Information shown:
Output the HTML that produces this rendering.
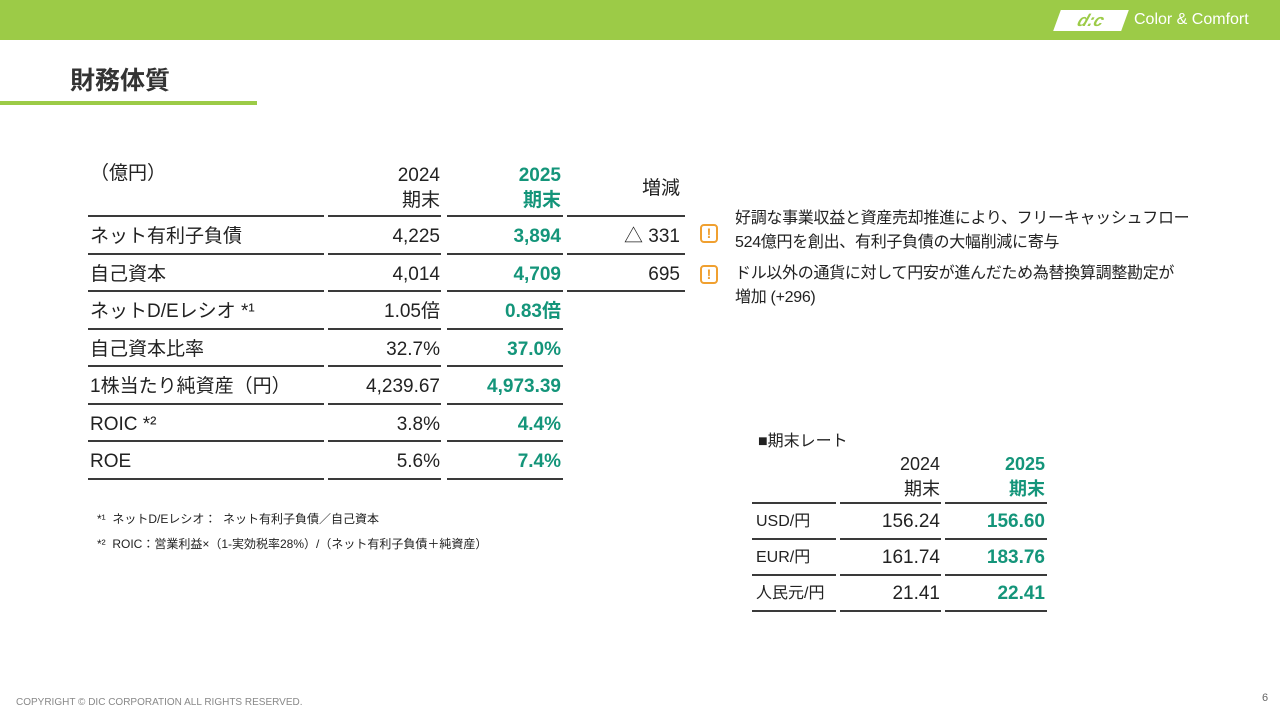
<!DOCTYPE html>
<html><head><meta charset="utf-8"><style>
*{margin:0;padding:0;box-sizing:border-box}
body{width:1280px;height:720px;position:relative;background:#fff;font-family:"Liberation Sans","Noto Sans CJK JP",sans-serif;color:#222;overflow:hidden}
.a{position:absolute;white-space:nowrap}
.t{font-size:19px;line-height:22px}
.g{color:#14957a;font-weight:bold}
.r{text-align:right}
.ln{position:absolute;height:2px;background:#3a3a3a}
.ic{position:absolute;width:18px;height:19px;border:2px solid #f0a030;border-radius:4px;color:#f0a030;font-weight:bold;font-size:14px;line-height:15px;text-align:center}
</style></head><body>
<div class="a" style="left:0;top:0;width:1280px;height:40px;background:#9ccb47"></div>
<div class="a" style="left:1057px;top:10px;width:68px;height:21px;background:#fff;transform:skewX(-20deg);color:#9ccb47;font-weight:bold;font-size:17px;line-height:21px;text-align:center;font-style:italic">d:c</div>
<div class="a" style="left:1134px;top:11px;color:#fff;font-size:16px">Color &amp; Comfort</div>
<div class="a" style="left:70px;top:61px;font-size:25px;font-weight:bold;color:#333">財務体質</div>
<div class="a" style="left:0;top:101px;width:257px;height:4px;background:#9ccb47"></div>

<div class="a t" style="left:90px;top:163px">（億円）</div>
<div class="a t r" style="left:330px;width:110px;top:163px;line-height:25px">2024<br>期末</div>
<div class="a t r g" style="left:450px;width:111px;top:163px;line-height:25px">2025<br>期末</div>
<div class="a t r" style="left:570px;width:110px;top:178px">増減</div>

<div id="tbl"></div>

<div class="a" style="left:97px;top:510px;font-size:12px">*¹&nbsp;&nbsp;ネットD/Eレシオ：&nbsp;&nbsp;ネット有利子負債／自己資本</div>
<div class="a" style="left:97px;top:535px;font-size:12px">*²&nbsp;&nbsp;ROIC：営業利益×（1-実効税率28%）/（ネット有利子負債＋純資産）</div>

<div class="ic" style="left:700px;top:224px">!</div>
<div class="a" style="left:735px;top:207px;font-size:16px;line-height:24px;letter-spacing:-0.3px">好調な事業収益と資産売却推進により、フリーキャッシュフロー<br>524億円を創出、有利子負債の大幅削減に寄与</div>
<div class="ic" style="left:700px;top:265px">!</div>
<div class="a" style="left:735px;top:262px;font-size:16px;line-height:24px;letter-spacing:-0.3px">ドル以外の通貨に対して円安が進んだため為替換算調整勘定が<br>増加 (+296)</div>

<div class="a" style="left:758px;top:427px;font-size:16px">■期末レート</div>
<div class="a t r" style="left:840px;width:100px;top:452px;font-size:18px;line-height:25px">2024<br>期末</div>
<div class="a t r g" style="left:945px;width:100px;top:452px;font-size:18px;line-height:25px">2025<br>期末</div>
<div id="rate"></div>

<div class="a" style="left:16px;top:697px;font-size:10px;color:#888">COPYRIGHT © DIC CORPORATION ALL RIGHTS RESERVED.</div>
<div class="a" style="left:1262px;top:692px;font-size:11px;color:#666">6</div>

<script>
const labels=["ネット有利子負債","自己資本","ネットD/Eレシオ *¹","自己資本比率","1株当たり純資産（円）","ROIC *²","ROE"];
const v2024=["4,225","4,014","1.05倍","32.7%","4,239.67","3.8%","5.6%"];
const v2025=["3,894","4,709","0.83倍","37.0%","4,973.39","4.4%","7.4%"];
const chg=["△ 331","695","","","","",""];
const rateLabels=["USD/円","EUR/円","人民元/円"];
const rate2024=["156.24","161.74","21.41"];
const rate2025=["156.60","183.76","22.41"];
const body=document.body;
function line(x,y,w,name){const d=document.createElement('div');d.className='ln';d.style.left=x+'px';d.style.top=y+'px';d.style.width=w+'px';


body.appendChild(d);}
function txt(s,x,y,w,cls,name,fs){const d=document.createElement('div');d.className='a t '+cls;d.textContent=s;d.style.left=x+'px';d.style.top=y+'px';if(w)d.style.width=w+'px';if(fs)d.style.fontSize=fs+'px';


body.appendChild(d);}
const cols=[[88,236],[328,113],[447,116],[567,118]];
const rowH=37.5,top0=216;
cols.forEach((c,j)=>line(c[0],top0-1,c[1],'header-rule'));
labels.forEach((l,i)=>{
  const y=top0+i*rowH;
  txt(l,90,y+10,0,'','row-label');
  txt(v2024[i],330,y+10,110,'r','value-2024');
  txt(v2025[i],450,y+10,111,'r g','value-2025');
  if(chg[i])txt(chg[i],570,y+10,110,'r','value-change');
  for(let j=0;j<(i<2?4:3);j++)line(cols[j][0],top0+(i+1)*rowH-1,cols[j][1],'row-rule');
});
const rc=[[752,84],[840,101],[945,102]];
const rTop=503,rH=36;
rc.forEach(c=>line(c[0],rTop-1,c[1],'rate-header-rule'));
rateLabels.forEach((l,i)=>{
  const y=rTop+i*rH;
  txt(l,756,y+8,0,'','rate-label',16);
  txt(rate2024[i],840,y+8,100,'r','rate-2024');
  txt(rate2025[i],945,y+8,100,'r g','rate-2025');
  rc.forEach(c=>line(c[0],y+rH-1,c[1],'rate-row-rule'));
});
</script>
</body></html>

Direction:
Reproduce the full listing faithfully, but do not carry over any pictures.

Exercise answer:
Output the HTML that produces this rendering.
<!DOCTYPE html>
<html><head><meta charset="utf-8"><style>
*{margin:0;padding:0;box-sizing:border-box}
body{width:1280px;height:720px;position:relative;background:#fff;font-family:"Liberation Sans","Noto Sans CJK JP",sans-serif;color:#222;overflow:hidden}
.a{position:absolute;white-space:nowrap}
.t{font-size:19px;line-height:22px}
.g{color:#14957a;font-weight:bold}
.r{text-align:right}
.ln{position:absolute;height:2px;background:#3a3a3a}
.ic{position:absolute;width:18px;height:19px;border:2px solid #f0a030;border-radius:4px;color:#f0a030;font-weight:bold;font-size:14px;line-height:15px;text-align:center}
</style></head><body>
<div class="a" style="left:0;top:0;width:1280px;height:40px;background:#9ccb47"></div>
<div class="a" style="left:1057px;top:10px;width:68px;height:21px;background:#fff;transform:skewX(-20deg);color:#9ccb47;font-weight:bold;font-size:17px;line-height:21px;text-align:center;font-style:italic">d:c</div>
<div class="a" style="left:1134px;top:11px;color:#fff;font-size:16px">Color &amp; Comfort</div>
<div class="a" style="left:70px;top:61px;font-size:25px;font-weight:bold;color:#333">財務体質</div>
<div class="a" style="left:0;top:101px;width:257px;height:4px;background:#9ccb47"></div>

<div class="a t" style="left:90px;top:163px">（億円）</div>
<div class="a t r" style="left:330px;width:110px;top:163px;line-height:25px">2024<br>期末</div>
<div class="a t r g" style="left:450px;width:111px;top:163px;line-height:25px">2025<br>期末</div>
<div class="a t r" style="left:570px;width:110px;top:178px">増減</div>

<div id="tbl"></div>

<div class="a" style="left:97px;top:510px;font-size:12px">*¹&nbsp;&nbsp;ネットD/Eレシオ：&nbsp;&nbsp;ネット有利子負債／自己資本</div>
<div class="a" style="left:97px;top:535px;font-size:12px">*²&nbsp;&nbsp;ROIC：営業利益×（1-実効税率28%）/（ネット有利子負債＋純資産）</div>

<div class="ic" style="left:700px;top:224px">!</div>
<div class="a" style="left:735px;top:207px;font-size:16px;line-height:24px;letter-spacing:-0.3px">好調な事業収益と資産売却推進により、フリーキャッシュフロー<br>524億円を創出、有利子負債の大幅削減に寄与</div>
<div class="ic" style="left:700px;top:265px">!</div>
<div class="a" style="left:735px;top:262px;font-size:16px;line-height:24px;letter-spacing:-0.3px">ドル以外の通貨に対して円安が進んだため為替換算調整勘定が<br>増加 (+296)</div>

<div class="a" style="left:758px;top:427px;font-size:16px">■期末レート</div>
<div class="a t r" style="left:840px;width:100px;top:452px;font-size:18px;line-height:25px">2024<br>期末</div>
<div class="a t r g" style="left:945px;width:100px;top:452px;font-size:18px;line-height:25px">2025<br>期末</div>
<div id="rate"></div>

<div class="a" style="left:16px;top:697px;font-size:10px;color:#888">COPYRIGHT © DIC CORPORATION ALL RIGHTS RESERVED.</div>
<div class="a" style="left:1262px;top:692px;font-size:11px;color:#666">6</div>

<script>
const labels=["ネット有利子負債","自己資本","ネットD/Eレシオ *¹","自己資本比率","1株当たり純資産（円）","ROIC *²","ROE"];
const v2024=["4,225","4,014","1.05倍","32.7%","4,239.67","3.8%","5.6%"];
const v2025=["3,894","4,709","0.83倍","37.0%","4,973.39","4.4%","7.4%"];
const chg=["△ 331","695","","","","",""];
const rateLabels=["USD/円","EUR/円","人民元/円"];
const rate2024=["156.24","161.74","21.41"];
const rate2025=["156.60","183.76","22.41"];
const body=document.body;
function line(x,y,w,name){const d=document.createElement('div');d.className='ln';d.style.left=x+'px';d.style.top=y+'px';d.style.width=w+'px';


body.appendChild(d);}
function txt(s,x,y,w,cls,name,fs){const d=document.createElement('div');d.className='a t '+cls;d.textContent=s;d.style.left=x+'px';d.style.top=y+'px';if(w)d.style.width=w+'px';if(fs)d.style.fontSize=fs+'px';


body.appendChild(d);}
const cols=[[88,236],[328,113],[447,116],[567,118]];
const rowH=37.5,top0=216;
cols.forEach((c,j)=>line(c[0],top0-1,c[1],'header-rule'));
labels.forEach((l,i)=>{
  const y=top0+i*rowH;
  txt(l,90,y+10,0,'','row-label');
  txt(v2024[i],330,y+10,110,'r','value-2024');
  txt(v2025[i],450,y+10,111,'r g','value-2025');
  if(chg[i])txt(chg[i],570,y+10,110,'r','value-change');
  for(let j=0;j<(i<2?4:3);j++)line(cols[j][0],top0+(i+1)*rowH-1,cols[j][1],'row-rule');
});
const rc=[[752,84],[840,101],[945,102]];
const rTop=503,rH=36;
rc.forEach(c=>line(c[0],rTop-1,c[1],'rate-header-rule'));
rateLabels.forEach((l,i)=>{
  const y=rTop+i*rH;
  txt(l,756,y+8,0,'','rate-label',16);
  txt(rate2024[i],840,y+8,100,'r','rate-2024');
  txt(rate2025[i],945,y+8,100,'r g','rate-2025');
  rc.forEach(c=>line(c[0],y+rH-1,c[1],'rate-row-rule'));
});
</script>
</body></html>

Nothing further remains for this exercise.